3. Simplificar a informação e a sua leitura
Tendo por base os conjuntos de dados abertos recolhidos e consolidados nas etapas anteriores, a etapa seguinte é porventura uma das mais relevantes. Não existe transparência sem informação que possa ser compreendida por toda e qualquer pessoa. A complexidade da informação é inimiga de uma boa compreensão, que, por sua vez, pode levar a desconfianças infundadas.
Ninguém confia em algo que não compreende. Por isso mesmo, é preponderante, mesmo podendo ter um volume bastante considerável de dados disponíveis, saber estruturar a informação em várias camadas de leitura, escolhendo pelo caminho as informações essenciais sobre cada um dos temas, mas deixando claro, sempre disponíveis as fontes originais de dados abertos.

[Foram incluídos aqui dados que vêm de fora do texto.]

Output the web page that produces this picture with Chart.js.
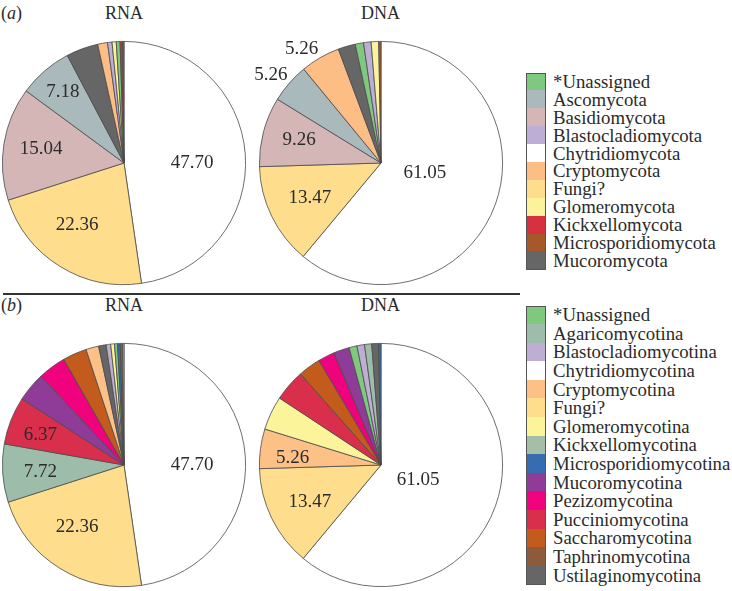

4. Recolher e dar resposta a contributos e dúvidas
A comunicação fluida e ágil entre a organização e as pessoas é outro dos pilares essenciais de qualquer modelo para a transparência. Não basta disponibilizar os dados e a informação é necessário estar disponível para esclarecer quem consulta toda essa informação.

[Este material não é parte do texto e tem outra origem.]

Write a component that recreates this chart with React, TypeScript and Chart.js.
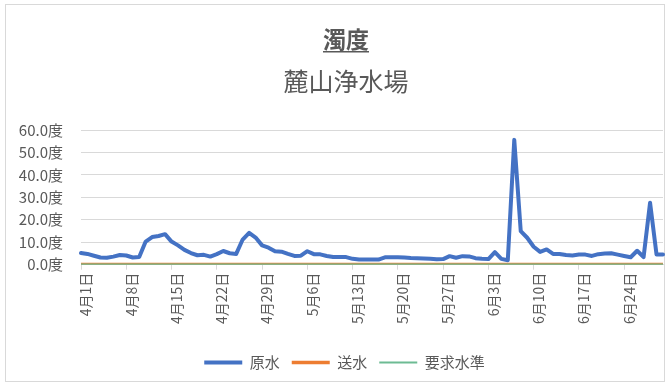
import { useEffect, useRef } from "react";
import { Chart, registerables } from "chart.js";

Chart.register(...registerables);

const TITLE = "濁度";
const SUBTITLE = "麓山浄水場";
const SERIES_NAMES = ["原水", "送水", "要求水準"];

// Daily categories, 4月1日 – 6月30日
const MONTHS = [4, 5, 6];
const DAYS_IN_MONTH = [30, 31, 30];
const DATES: string[] = [];
MONTHS.forEach((m, k) => {
  for (let d = 1; d <= DAYS_IN_MONTH[k]; d++) DATES.push(`${m}月${d}日`);
});

// 原水 (raw water turbidity, 度)
const RAW_WATER = [
  5.2, 4.8, 4.0, 3.2, 3.1, 3.6, 4.3, 4.1, 3.2, 3.4,
  10.3, 12.3, 12.8, 13.6, 10.3, 8.6, 6.6, 5.2, 4.2, 4.4,
  3.6, 4.7, 6.1, 5.1, 4.8, 11.2, 14.2, 12.1, 8.6, 7.6,
  6.0, 5.8, 4.8, 3.9, 4.0, 6.0, 4.7, 4.6, 3.9, 3.4,
  3.4, 3.4, 2.6, 2.3, 2.3, 2.3, 2.3, 3.3, 3.3, 3.3,
  3.2, 3.0, 2.9, 2.8, 2.6, 2.4, 2.5, 3.8, 3.1, 3.8,
  3.7, 2.9, 2.6, 2.5, 5.6, 2.6, 2.0, 55.6, 15.0, 12.0,
  8.0, 5.7, 6.8, 4.8, 4.8, 4.3, 4.1, 4.5, 4.5, 3.9,
  4.7, 5.0, 5.1, 4.5, 3.9, 3.3, 6.2, 3.4, 27.6, 4.5,
  4.5,
];

// 送水 (treated water turbidity, 度)
const TREATED_WATER = [
  0.1, 0.1, 0.1, 0.1, 0.1, 0.1, 0.1, 0.1, 0.1, 0.1,
  0.1, 0.1, 0.1, 0.1, 0.1, 0.1, 0.1, 0.1, 0.1, 0.1,
  0.1, 0.1, 0.1, 0.1, 0.1, 0.1, 0.1, 0.1, 0.1, 0.1,
  0.1, 0.1, 0.1, 0.1, 0.1, 0.1, 0.1, 0.1, 0.1, 0.1,
  0.1, 0.1, 0.1, 0.1, 0.1, 0.1, 0.1, 0.1, 0.1, 0.1,
  0.1, 0.1, 0.1, 0.1, 0.1, 0.1, 0.1, 0.1, 0.1, 0.1,
  0.1, 0.1, 0.1, 0.1, 0.1, 0.1, 0.1, 0.1, 0.1, 0.1,
  0.1, 0.1, 0.1, 0.1, 0.1, 0.1, 0.1, 0.1, 0.1, 0.1,
  0.1, 0.1, 0.1, 0.1, 0.1, 0.1, 0.1, 0.1, 0.1, 0.1,
  0.1,
];

// 要求水準 (required level, 度)
const REQUIRED_LEVEL = [
  0.1, 0.1, 0.1, 0.1, 0.1, 0.1, 0.1, 0.1, 0.1, 0.1,
  0.1, 0.1, 0.1, 0.1, 0.1, 0.1, 0.1, 0.1, 0.1, 0.1,
  0.1, 0.1, 0.1, 0.1, 0.1, 0.1, 0.1, 0.1, 0.1, 0.1,
  0.1, 0.1, 0.1, 0.1, 0.1, 0.1, 0.1, 0.1, 0.1, 0.1,
  0.1, 0.1, 0.1, 0.1, 0.1, 0.1, 0.1, 0.1, 0.1, 0.1,
  0.1, 0.1, 0.1, 0.1, 0.1, 0.1, 0.1, 0.1, 0.1, 0.1,
  0.1, 0.1, 0.1, 0.1, 0.1, 0.1, 0.1, 0.1, 0.1, 0.1,
  0.1, 0.1, 0.1, 0.1, 0.1, 0.1, 0.1, 0.1, 0.1, 0.1,
  0.1, 0.1, 0.1, 0.1, 0.1, 0.1, 0.1, 0.1, 0.1, 0.1,
  0.1,
];

const Y_MIN = 0;
const Y_MAX = 60;
const Y_STEP = 10;
const LABEL_EVERY = 7;

const FONT = '"Noto Sans CJK JP", "Noto Sans", sans-serif';
const TEXT_COLOR = "#595959";
const GRID_COLOR = "#D9D9D9";

// Underlined main title with the plant name beneath it
const titleBlock = {
  id: "titleBlock",
  afterDraw(chart: any) {
    const ctx = chart.ctx as CanvasRenderingContext2D;
    const cx = 346;
    ctx.save();
    ctx.fillStyle = TEXT_COLOR;
    ctx.textAlign = "center";
    ctx.textBaseline = "middle";
    ctx.font = `bold 23px ${FONT}`;
    ctx.fillText(TITLE, cx, 39);
    const w = ctx.measureText(TITLE).width;
    ctx.fillRect(cx - w / 2, 51, w, 1.5);
    ctx.font = `25px ${FONT}`;
    ctx.fillText(SUBTITLE, cx, 81);
    ctx.restore();
  },
};

// Centre the legend row under the plot area rather than the whole canvas
const legendShift = {
  id: "legendShift",
  afterLayout(chart: any) {
    if (chart.legend) chart.legend.left += 26;
  },
};

export default function App() {
  const canvasRef = useRef<HTMLCanvasElement | null>(null);

  useEffect(() => {
    document.body.style.margin = "0";
    const canvas = canvasRef.current;
    if (!canvas) return;
    const chart = new Chart(canvas, {
      type: "line",
      data: {
        labels: DATES,
        datasets: [
          {
            label: SERIES_NAMES[0],
            data: RAW_WATER,
            borderColor: "#4472C4",
            backgroundColor: "#4472C4",
            borderWidth: 4,
            pointRadius: 0,
            tension: 0,
            borderJoinStyle: "round",
            borderCapStyle: "round",
            order: 2,
          },
          {
            label: SERIES_NAMES[1],
            data: TREATED_WATER,
            borderColor: "#ED7D31",
            backgroundColor: "#ED7D31",
            borderWidth: 3.5,
            pointRadius: 0,
            tension: 0,
            order: 1,
          },
          {
            label: SERIES_NAMES[2],
            data: REQUIRED_LEVEL,
            borderColor: "#6DBB93",
            backgroundColor: "#6DBB93",
            borderWidth: 2,
            pointRadius: 0,
            tension: 0,
            order: 0,
          },
        ],
      },
      options: {
        animation: false,
        responsive: false,
        maintainAspectRatio: false,
        layout: { padding: { top: 130, left: 0, right: 7, bottom: 7 } },
        plugins: {
          title: { display: false },
          tooltip: { enabled: false },
          legend: {
            display: true,
            position: "bottom",
            labels: {
              usePointStyle: true,
              pointStyle: "line",
              pointStyleWidth: 38,
              boxHeight: 15,
              padding: 12,
              color: TEXT_COLOR,
              font: { family: FONT, size: 15 },
              sort: (a: any, b: any) => a.datasetIndex - b.datasetIndex,
            },
          },
        },
        scales: {
          x: {
            type: "category",
            offset: false,
            afterFit: (scale: any) => {
              scale.height += 16;
              scale.paddingLeft = 0;
              scale.paddingRight = 0;
            },
            grid: {
              drawOnChartArea: false,
              drawTicks: true,
              tickLength: 5,
              tickColor: (c: any) => (c.index % LABEL_EVERY === 0 ? GRID_COLOR : "rgba(0,0,0,0)"),
            },
            border: { display: true, color: GRID_COLOR },
            ticks: {
              autoSkip: false,
              minRotation: 90,
              maxRotation: 90,
              padding: 3,
              labelOffset: 5,
              color: TEXT_COLOR,
              font: { family: FONT, size: 14 },
              callback: (_v: any, i: number) => (i % LABEL_EVERY === 0 ? DATES[i] : ""),
            },
          },
          y: {
            min: Y_MIN,
            max: Y_MAX,
            afterFit: (scale: any) => {
              scale.width = 81;
            },
            grid: { color: GRID_COLOR, drawTicks: false },
            border: { display: false },
            ticks: {
              stepSize: Y_STEP,
              padding: 18,
              color: TEXT_COLOR,
              font: { family: FONT, size: 15 },
              callback: (v: any) => `${Number(v).toFixed(1)}度`,
            },
          },
        },
      },
      plugins: [titleBlock, legendShift],
    });
    return () => chart.destroy();
  }, []);

  return (
    <div style={{ position: "relative", width: 670, height: 387, background: "#fff" }}>
      <div
        style={{
          position: "absolute",
          left: 5,
          top: 4,
          width: 660,
          height: 378,
          border: "1px solid #D9D9D9",
          boxSizing: "border-box",
        }}
      />
      <canvas
        ref={canvasRef}
        width={670}
        height={387}
        style={{ position: "absolute", left: 0, top: 0, width: 670, height: 387 }}
      />
    </div>
  );
}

É natural que na interpretação da informação surjam todo o tipo de dúvidas. Estar disponível para esclarecer essas interpretações, pode significar evitar mal entendidos ou a compreensão de meias palavras, que no final do dia, pode ser o embrião para gerar uma desconfiança sem nenhuma necessidade.

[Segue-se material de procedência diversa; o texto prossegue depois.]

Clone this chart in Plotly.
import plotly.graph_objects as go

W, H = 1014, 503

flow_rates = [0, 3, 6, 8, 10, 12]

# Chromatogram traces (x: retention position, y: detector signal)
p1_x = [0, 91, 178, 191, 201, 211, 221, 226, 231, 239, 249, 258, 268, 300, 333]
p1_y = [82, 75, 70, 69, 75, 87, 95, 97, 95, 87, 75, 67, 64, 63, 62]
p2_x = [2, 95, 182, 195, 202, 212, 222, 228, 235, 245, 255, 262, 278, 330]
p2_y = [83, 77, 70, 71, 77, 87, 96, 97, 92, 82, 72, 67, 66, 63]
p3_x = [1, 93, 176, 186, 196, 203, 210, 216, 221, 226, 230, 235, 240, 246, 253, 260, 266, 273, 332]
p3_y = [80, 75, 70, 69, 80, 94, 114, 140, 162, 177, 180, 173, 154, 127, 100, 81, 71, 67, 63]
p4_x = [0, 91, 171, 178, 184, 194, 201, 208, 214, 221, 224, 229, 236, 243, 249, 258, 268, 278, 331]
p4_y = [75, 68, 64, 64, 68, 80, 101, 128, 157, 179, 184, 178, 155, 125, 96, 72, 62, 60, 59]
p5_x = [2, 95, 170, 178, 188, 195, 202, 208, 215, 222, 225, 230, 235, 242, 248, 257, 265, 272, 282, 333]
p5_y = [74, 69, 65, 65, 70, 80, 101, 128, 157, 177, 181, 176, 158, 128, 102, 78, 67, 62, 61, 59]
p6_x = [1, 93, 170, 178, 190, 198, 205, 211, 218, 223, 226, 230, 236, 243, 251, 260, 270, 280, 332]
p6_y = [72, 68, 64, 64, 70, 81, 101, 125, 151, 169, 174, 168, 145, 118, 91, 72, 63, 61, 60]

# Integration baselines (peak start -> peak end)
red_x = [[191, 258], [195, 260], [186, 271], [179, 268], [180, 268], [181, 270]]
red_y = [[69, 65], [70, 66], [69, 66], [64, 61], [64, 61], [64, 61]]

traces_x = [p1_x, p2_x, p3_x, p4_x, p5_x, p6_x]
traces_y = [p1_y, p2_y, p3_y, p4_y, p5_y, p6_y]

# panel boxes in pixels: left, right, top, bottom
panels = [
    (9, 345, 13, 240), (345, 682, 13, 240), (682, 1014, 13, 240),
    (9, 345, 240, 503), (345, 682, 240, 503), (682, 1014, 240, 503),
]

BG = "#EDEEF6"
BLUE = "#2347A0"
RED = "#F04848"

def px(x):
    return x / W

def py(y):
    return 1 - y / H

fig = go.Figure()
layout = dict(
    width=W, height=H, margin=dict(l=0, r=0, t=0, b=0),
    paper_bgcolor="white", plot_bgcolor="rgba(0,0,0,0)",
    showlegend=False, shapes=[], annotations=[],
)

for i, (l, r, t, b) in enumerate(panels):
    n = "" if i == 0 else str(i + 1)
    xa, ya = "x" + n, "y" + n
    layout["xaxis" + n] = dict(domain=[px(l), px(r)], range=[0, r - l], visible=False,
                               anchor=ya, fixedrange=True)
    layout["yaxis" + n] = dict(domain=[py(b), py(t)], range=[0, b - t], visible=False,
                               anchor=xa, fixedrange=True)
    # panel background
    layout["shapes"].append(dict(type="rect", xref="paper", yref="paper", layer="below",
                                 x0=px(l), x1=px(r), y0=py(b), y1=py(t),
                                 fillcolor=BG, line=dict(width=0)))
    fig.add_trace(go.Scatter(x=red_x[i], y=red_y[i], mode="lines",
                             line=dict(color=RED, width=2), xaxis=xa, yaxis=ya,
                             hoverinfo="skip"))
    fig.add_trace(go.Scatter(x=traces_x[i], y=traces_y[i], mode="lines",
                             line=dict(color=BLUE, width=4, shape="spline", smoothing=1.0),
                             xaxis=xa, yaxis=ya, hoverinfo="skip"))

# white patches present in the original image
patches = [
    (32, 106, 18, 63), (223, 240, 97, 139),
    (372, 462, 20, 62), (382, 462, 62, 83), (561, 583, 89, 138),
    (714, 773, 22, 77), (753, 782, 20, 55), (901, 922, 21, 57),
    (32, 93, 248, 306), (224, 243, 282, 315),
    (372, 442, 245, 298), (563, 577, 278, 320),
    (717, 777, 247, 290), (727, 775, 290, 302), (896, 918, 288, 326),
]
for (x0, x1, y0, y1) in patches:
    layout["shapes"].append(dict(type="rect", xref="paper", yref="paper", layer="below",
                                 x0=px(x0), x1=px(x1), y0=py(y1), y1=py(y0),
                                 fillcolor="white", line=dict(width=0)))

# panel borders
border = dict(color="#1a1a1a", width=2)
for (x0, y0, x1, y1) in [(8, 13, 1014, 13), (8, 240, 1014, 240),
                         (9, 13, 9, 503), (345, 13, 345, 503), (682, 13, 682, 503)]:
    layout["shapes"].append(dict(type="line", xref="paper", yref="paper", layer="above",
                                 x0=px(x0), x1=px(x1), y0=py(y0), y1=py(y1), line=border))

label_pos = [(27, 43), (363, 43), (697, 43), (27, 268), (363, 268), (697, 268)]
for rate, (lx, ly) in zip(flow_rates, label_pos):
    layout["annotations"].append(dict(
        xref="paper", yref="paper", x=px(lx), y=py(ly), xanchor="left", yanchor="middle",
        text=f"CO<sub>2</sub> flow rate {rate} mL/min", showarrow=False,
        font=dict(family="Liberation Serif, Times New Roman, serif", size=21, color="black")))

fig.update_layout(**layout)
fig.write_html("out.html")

5. Manter atualidade dos dados e informação
Por fim, mas não menos importante, para que qualquer organização possa efetivamente pautar a sua ação pela transparência, é necessário que isto seja uma dinâmica recorrente. Não basta parecer transparente, é necessário sê-lo efetivamente. Quer isto dizer que as preocupações pela disponibilização de dados abertos e informação inteligível têm que ser permanentes, garantindo sempre a atualização da informação em cada momento.
A transparência é um caminho que se faz caminhando, todos os dias e de forma persistente. Não é um evento isolado que legitima eternamente toda e qualquer ação de gestão. Começar é fundamental, mas continuar o caminho é ainda mais importante.
Como está a transparência da tua organização?
Sendo também um caminho de crescimento de qualquer organização, saber o ponto de evolução atual, será sempre o primeiro passo. Pode não ser uma análise fácil. Por norma, falar de transparência levanta sempre alguns receios de se encontrar coisas que possam não estar tão bem no funcionamento da organização. Contudo, é importante sempre lembrar que esta não é uma “caça às bruxas”, mas sim um contributo sincero e verdadeiro para a construção de melhores e mais relevantes organizações.
Na medida do possível, a resposta a esta questão “Como está a transparência da tua organização?” deve envolver todos os departamentos da organização numa dinâmica transversal. Tentando encontrar e definir os indicadores que possam tangibilizar uma possível resposta. Para começar pode também ser uma ajuda, percorrer as várias etapas do “Modelo para a transparência através da tecnologia” e avaliar em que ponto esta a execução de cada um daqueles objetivos.